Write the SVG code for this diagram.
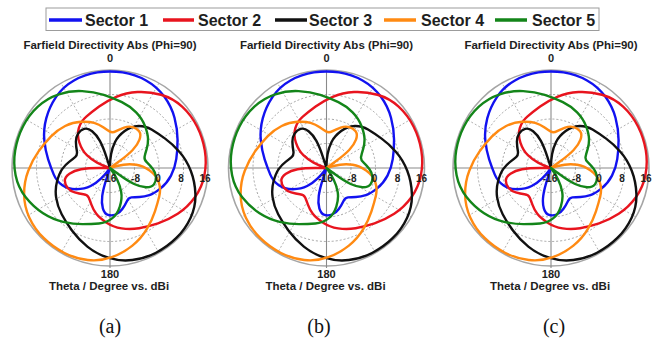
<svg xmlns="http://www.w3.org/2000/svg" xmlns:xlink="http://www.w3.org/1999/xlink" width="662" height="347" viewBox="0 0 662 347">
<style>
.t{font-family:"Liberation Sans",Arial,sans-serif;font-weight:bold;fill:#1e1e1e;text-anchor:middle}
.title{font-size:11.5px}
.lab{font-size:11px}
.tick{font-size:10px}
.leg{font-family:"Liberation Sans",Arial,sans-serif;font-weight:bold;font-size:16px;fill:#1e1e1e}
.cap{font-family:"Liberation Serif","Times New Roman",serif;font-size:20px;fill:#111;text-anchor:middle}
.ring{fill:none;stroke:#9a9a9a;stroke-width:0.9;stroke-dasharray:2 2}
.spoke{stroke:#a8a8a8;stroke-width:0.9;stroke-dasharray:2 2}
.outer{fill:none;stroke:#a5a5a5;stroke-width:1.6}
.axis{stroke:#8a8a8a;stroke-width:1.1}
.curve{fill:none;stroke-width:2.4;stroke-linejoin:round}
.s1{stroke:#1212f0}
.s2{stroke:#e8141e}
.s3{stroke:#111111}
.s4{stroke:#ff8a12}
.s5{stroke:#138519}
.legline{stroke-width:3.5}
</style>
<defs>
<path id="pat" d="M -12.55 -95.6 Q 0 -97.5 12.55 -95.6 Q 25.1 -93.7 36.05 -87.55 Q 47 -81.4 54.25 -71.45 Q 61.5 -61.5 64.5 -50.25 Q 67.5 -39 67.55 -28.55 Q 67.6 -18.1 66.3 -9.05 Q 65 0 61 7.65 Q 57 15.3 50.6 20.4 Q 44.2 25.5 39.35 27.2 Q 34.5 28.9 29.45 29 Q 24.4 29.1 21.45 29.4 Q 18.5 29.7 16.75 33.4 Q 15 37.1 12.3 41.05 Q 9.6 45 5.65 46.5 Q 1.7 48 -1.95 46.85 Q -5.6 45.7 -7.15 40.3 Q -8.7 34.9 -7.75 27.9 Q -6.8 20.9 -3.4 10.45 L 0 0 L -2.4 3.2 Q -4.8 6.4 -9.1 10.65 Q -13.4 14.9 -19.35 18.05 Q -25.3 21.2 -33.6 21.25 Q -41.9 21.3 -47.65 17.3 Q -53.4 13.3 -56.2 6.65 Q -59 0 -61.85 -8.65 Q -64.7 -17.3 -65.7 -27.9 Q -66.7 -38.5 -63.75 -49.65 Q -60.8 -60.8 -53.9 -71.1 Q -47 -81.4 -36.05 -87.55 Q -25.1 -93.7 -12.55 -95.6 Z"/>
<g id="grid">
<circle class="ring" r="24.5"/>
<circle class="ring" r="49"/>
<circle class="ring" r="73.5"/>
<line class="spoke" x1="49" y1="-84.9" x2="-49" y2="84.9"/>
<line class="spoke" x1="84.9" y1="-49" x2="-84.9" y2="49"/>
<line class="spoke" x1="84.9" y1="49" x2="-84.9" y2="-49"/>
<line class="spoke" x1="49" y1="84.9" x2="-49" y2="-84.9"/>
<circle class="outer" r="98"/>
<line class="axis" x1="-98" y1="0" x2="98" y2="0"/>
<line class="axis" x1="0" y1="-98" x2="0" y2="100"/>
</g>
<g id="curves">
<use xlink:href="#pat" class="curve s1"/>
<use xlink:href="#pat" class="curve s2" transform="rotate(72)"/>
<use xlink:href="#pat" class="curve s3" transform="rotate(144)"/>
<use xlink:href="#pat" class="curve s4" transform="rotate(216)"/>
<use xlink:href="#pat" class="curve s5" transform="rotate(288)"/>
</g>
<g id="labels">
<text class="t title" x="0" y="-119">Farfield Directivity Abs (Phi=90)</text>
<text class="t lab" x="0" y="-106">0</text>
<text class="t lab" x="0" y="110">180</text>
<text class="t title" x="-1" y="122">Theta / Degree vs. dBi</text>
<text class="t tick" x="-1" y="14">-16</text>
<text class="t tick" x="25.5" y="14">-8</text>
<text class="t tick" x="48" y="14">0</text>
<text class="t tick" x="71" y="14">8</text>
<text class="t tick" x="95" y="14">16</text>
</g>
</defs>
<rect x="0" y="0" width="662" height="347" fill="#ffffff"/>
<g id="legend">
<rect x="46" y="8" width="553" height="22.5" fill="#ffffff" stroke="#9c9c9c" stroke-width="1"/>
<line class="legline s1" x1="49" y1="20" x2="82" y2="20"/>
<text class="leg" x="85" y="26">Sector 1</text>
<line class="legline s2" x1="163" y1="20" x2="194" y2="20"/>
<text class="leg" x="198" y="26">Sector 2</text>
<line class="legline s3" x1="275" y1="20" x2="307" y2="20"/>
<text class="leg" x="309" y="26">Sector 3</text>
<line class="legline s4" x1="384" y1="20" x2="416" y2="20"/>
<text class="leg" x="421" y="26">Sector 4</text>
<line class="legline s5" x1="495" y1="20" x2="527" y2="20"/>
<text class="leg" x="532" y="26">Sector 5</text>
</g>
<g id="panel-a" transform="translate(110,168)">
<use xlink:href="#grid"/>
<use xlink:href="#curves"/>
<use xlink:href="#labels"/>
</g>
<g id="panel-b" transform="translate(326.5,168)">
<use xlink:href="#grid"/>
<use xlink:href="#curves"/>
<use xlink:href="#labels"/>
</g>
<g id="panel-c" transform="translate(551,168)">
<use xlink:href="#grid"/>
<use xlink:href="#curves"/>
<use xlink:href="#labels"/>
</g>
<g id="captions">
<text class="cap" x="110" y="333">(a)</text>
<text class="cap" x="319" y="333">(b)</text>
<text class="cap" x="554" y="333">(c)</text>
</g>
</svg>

◆ WHAT YOU ARE ASKED TO DO: The data above should be repeated exactly, minus any pictures.

◆ RESULT OF THE TASK:
Write the SVG code for this diagram.
<svg xmlns="http://www.w3.org/2000/svg" xmlns:xlink="http://www.w3.org/1999/xlink" width="662" height="347" viewBox="0 0 662 347">
<style>
.t{font-family:"Liberation Sans",Arial,sans-serif;font-weight:bold;fill:#1e1e1e;text-anchor:middle}
.title{font-size:11.5px}
.lab{font-size:11px}
.tick{font-size:10px}
.leg{font-family:"Liberation Sans",Arial,sans-serif;font-weight:bold;font-size:16px;fill:#1e1e1e}
.cap{font-family:"Liberation Serif","Times New Roman",serif;font-size:20px;fill:#111;text-anchor:middle}
.ring{fill:none;stroke:#9a9a9a;stroke-width:0.9;stroke-dasharray:2 2}
.spoke{stroke:#a8a8a8;stroke-width:0.9;stroke-dasharray:2 2}
.outer{fill:none;stroke:#a5a5a5;stroke-width:1.6}
.axis{stroke:#8a8a8a;stroke-width:1.1}
.curve{fill:none;stroke-width:2.4;stroke-linejoin:round}
.s1{stroke:#1212f0}
.s2{stroke:#e8141e}
.s3{stroke:#111111}
.s4{stroke:#ff8a12}
.s5{stroke:#138519}
.legline{stroke-width:3.5}
</style>
<defs>
<path id="pat" d="M -12.55 -95.6 Q 0 -97.5 12.55 -95.6 Q 25.1 -93.7 36.05 -87.55 Q 47 -81.4 54.25 -71.45 Q 61.5 -61.5 64.5 -50.25 Q 67.5 -39 67.55 -28.55 Q 67.6 -18.1 66.3 -9.05 Q 65 0 61 7.65 Q 57 15.3 50.6 20.4 Q 44.2 25.5 39.35 27.2 Q 34.5 28.9 29.45 29 Q 24.4 29.1 21.45 29.4 Q 18.5 29.7 16.75 33.4 Q 15 37.1 12.3 41.05 Q 9.6 45 5.65 46.5 Q 1.7 48 -1.95 46.85 Q -5.6 45.7 -7.15 40.3 Q -8.7 34.9 -7.75 27.9 Q -6.8 20.9 -3.4 10.45 L 0 0 L -2.4 3.2 Q -4.8 6.4 -9.1 10.65 Q -13.4 14.9 -19.35 18.05 Q -25.3 21.2 -33.6 21.25 Q -41.9 21.3 -47.65 17.3 Q -53.4 13.3 -56.2 6.65 Q -59 0 -61.85 -8.65 Q -64.7 -17.3 -65.7 -27.9 Q -66.7 -38.5 -63.75 -49.65 Q -60.8 -60.8 -53.9 -71.1 Q -47 -81.4 -36.05 -87.55 Q -25.1 -93.7 -12.55 -95.6 Z"/>
<g id="grid">
<circle class="ring" r="24.5"/>
<circle class="ring" r="49"/>
<circle class="ring" r="73.5"/>
<line class="spoke" x1="49" y1="-84.9" x2="-49" y2="84.9"/>
<line class="spoke" x1="84.9" y1="-49" x2="-84.9" y2="49"/>
<line class="spoke" x1="84.9" y1="49" x2="-84.9" y2="-49"/>
<line class="spoke" x1="49" y1="84.9" x2="-49" y2="-84.9"/>
<circle class="outer" r="98"/>
<line class="axis" x1="-98" y1="0" x2="98" y2="0"/>
<line class="axis" x1="0" y1="-98" x2="0" y2="100"/>
</g>
<g id="curves">
<use xlink:href="#pat" class="curve s1"/>
<use xlink:href="#pat" class="curve s2" transform="rotate(72)"/>
<use xlink:href="#pat" class="curve s3" transform="rotate(144)"/>
<use xlink:href="#pat" class="curve s4" transform="rotate(216)"/>
<use xlink:href="#pat" class="curve s5" transform="rotate(288)"/>
</g>
<g id="labels">
<text class="t title" x="0" y="-119">Farfield Directivity Abs (Phi=90)</text>
<text class="t lab" x="0" y="-106">0</text>
<text class="t lab" x="0" y="110">180</text>
<text class="t title" x="-1" y="122">Theta / Degree vs. dBi</text>
<text class="t tick" x="-1" y="14">-16</text>
<text class="t tick" x="25.5" y="14">-8</text>
<text class="t tick" x="48" y="14">0</text>
<text class="t tick" x="71" y="14">8</text>
<text class="t tick" x="95" y="14">16</text>
</g>
</defs>
<rect x="0" y="0" width="662" height="347" fill="#ffffff"/>
<g id="legend">
<rect x="46" y="8" width="553" height="22.5" fill="#ffffff" stroke="#9c9c9c" stroke-width="1"/>
<line class="legline s1" x1="49" y1="20" x2="82" y2="20"/>
<text class="leg" x="85" y="26">Sector 1</text>
<line class="legline s2" x1="163" y1="20" x2="194" y2="20"/>
<text class="leg" x="198" y="26">Sector 2</text>
<line class="legline s3" x1="275" y1="20" x2="307" y2="20"/>
<text class="leg" x="309" y="26">Sector 3</text>
<line class="legline s4" x1="384" y1="20" x2="416" y2="20"/>
<text class="leg" x="421" y="26">Sector 4</text>
<line class="legline s5" x1="495" y1="20" x2="527" y2="20"/>
<text class="leg" x="532" y="26">Sector 5</text>
</g>
<g id="panel-a" transform="translate(110,168)">
<use xlink:href="#grid"/>
<use xlink:href="#curves"/>
<use xlink:href="#labels"/>
</g>
<g id="panel-b" transform="translate(326.5,168)">
<use xlink:href="#grid"/>
<use xlink:href="#curves"/>
<use xlink:href="#labels"/>
</g>
<g id="panel-c" transform="translate(551,168)">
<use xlink:href="#grid"/>
<use xlink:href="#curves"/>
<use xlink:href="#labels"/>
</g>
<g id="captions">
<text class="cap" x="110" y="333">(a)</text>
<text class="cap" x="319" y="333">(b)</text>
<text class="cap" x="554" y="333">(c)</text>
</g>
</svg>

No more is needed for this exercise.